Abandoned what? Babies. This is a film about the money that can be made by taking newborns from their terrified mothers and sold quietly to the childless rich. The young mothers themselves? What’s one more Jane Doe in the city morgue book?
Although the setting is never mentioned by name, the opening credits of the film run over a nighttime backdrop of L.A. City Hall, accompanied by a narrator’s familiar admonition that what happens in Abandoned can happen anywhere in the United States. We might not be wrong to call it an exposé film, but from the outset the film is placed visually and thematically smack within the universe of film noir.
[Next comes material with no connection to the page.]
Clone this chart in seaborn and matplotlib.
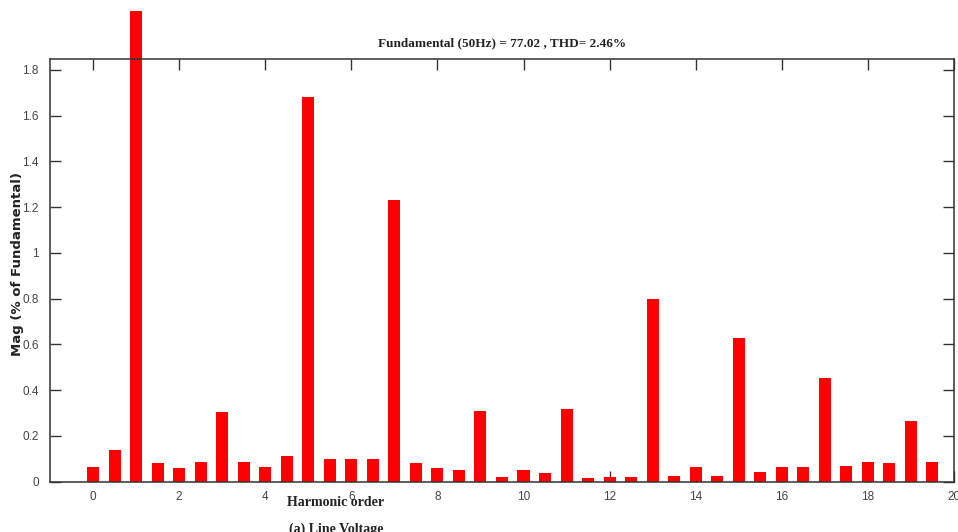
import numpy as np
import seaborn as sns
import matplotlib.pyplot as plt

# harmonic order (0, 0.5, 1, ... 19.5) and magnitude in % of fundamental
orders = [0, 0.5, 1, 1.5, 2, 2.5, 3, 3.5, 4, 4.5,
          5, 5.5, 6, 6.5, 7, 7.5, 8, 8.5, 9, 9.5,
          10, 10.5, 11, 11.5, 12, 12.5, 13, 13.5, 14, 14.5,
          15, 15.5, 16, 16.5, 17, 17.5, 18, 18.5, 19, 19.5]
mags = [0.066, 0.139, 2.06, 0.083, 0.058, 0.087, 0.303, 0.087, 0.066, 0.114,
        1.682, 0.098, 0.098, 0.098, 1.232, 0.083, 0.058, 0.050, 0.309, 0.022,
        0.051, 0.037, 0.318, 0.018, 0.022, 0.022, 0.797, 0.026, 0.066, 0.026,
        0.628, 0.044, 0.066, 0.063, 0.453, 0.070, 0.087, 0.083, 0.265, 0.087]
xticks = [0, 2, 4, 6, 8, 10, 12, 14, 16, 18, 20]
yticks = [0, 0.2, 0.4, 0.6, 0.8, 1, 1.2, 1.4, 1.6, 1.8]
ytick_labels = ['0', '0.2', '0.4', '0.6', '0.8', '1', '1.2', '1.4', '1.6', '1.8']

sns.set_style("ticks")
plt.rcParams['font.family'] = ['Liberation Sans', 'DejaVu Sans']

fig = plt.figure(figsize=(9.58, 5.32), dpi=100)
ax = fig.add_axes([0.0522, 0.0946, 0.9436, 0.7945])

sns.barplot(x=orders, y=mags, native_scale=True, color='#ff0000',
            saturation=1, width=0.56, ax=ax)
for p in ax.patches:
    p.set_clip_on(False)
    p.set_edgecolor('none')

ax.set_xlim(-1, 20)
ax.set_ylim(0, 1.848)
ax.set_xticks(xticks)
ax.set_xticklabels([str(t) for t in xticks])
ax.set_yticks(yticks)
ax.set_yticklabels(ytick_labels)
ax.tick_params(direction='in', top=True, right=True, length=8, width=1,
               color='#333333', labelsize=8.5, labelcolor='#444444')
ax.tick_params(axis='x', pad=7)
ax.tick_params(axis='y', pad=8)
for s in ax.spines.values():
    s.set_visible(True)
    s.set_color('#333333')
    s.set_linewidth(1.1)
ax.set_xlabel('')
ax.set_ylabel('Mag (% of Fundamental)', family='DejaVu Sans', fontsize=9.5,
              fontweight='bold', color='#222222')
ax.yaxis.set_label_coords(-0.029, 0.515)

ax.set_title('Fundamental (50Hz) = 77.02 , THD= 2.46%',
             family='Liberation Serif', fontweight='bold', fontsize=9.5,
             color='#222222', pad=9)

fig.text(336 / 958, 1 - 503 / 532, 'Harmonic order', family='Liberation Serif',
         fontweight='bold', fontsize=10, ha='center', va='center', color='#222222')
fig.text(336 / 958, 1 - 529 / 532, '(a) Line Voltage', family='Liberation Serif',
         fontweight='bold', fontsize=10, ha='center', va='center', color='#222222')

fig.savefig('out.png', dpi=100)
The story opens with Paula Considine (Gale Storm) entering the missing persons bureau to file a report on her sister, who fled to L.A. to have an illegitimate child far from judgmental eyes. The male lead, cynical reporter Mark Sitko (Dennis O’Keefe), is the first character to encounter Paula upon her arrival at City Hall. Sitko’s presence is never explained, but when he sees Paula he’s attracted more to her legs than her sob story. That’s the extent of his initial concern. To him, she’s a naïve yokel, and in his zeal to make some easy time he can barely restrain himself. He doesn’t cool his jets and offer to help until he realizes that her trouble might make for a news story.
The heavies in Abandoned are sleazy private investigator Kerric (Raymond Burr) and his employer, elderly Mrs. Donner (Marjorie Rambeau). Donner is easily one of noir’s most cold-blooded villains; she’s an intriguing variation on the femme fatale.
She speaks of murder and the sale of human flesh with a casualness that even gives Kerric pause. The girls she exploits are merely “units” of stock to be killed and discarded, along with their babies if necessary. And make no mistake, Mrs. Donner is certainly aware of Little Lindbergh and the ‘short walk from the cell to the gas chamber.’ It’s her nihilistic attitude that makes her enterprise all the more shocking, and distinctively noirish.
She acquires victims by handing out free bibles at ‘wayward girls’ hospitals, along with promises of things coveted by the young and afraid: money, nice clothes, and kindness. Her veneer of respectability and class accentuates the depth of her evil: an old woman with a cane, motherly, cultured, and wealthy. The notion that danger and evil lurk just underneath the surface in someone who might be your neighbor or grandmother is truly frightening.
In the tradition of many noir films, the plot of Abandoned is intricate and convoluted. The story zips along on the strength of sharp dialog and good direction. Director Joseph Newman does a fine job of creating atmosphere and building suspense from the opening shot of city hall to the expressionistic finale. William Daniels’ cinematography deftly weaves striking exteriors of L.A. with more stylishly contrived set pieces and almost-invisible rear projection.
The climactic scene, an intricate sequence staged at a dark and deserted construction site, is a definitive visual expression of film noir. This is a fine contemporary film in a beautiful sixty [NOTE: see above!] year-old package.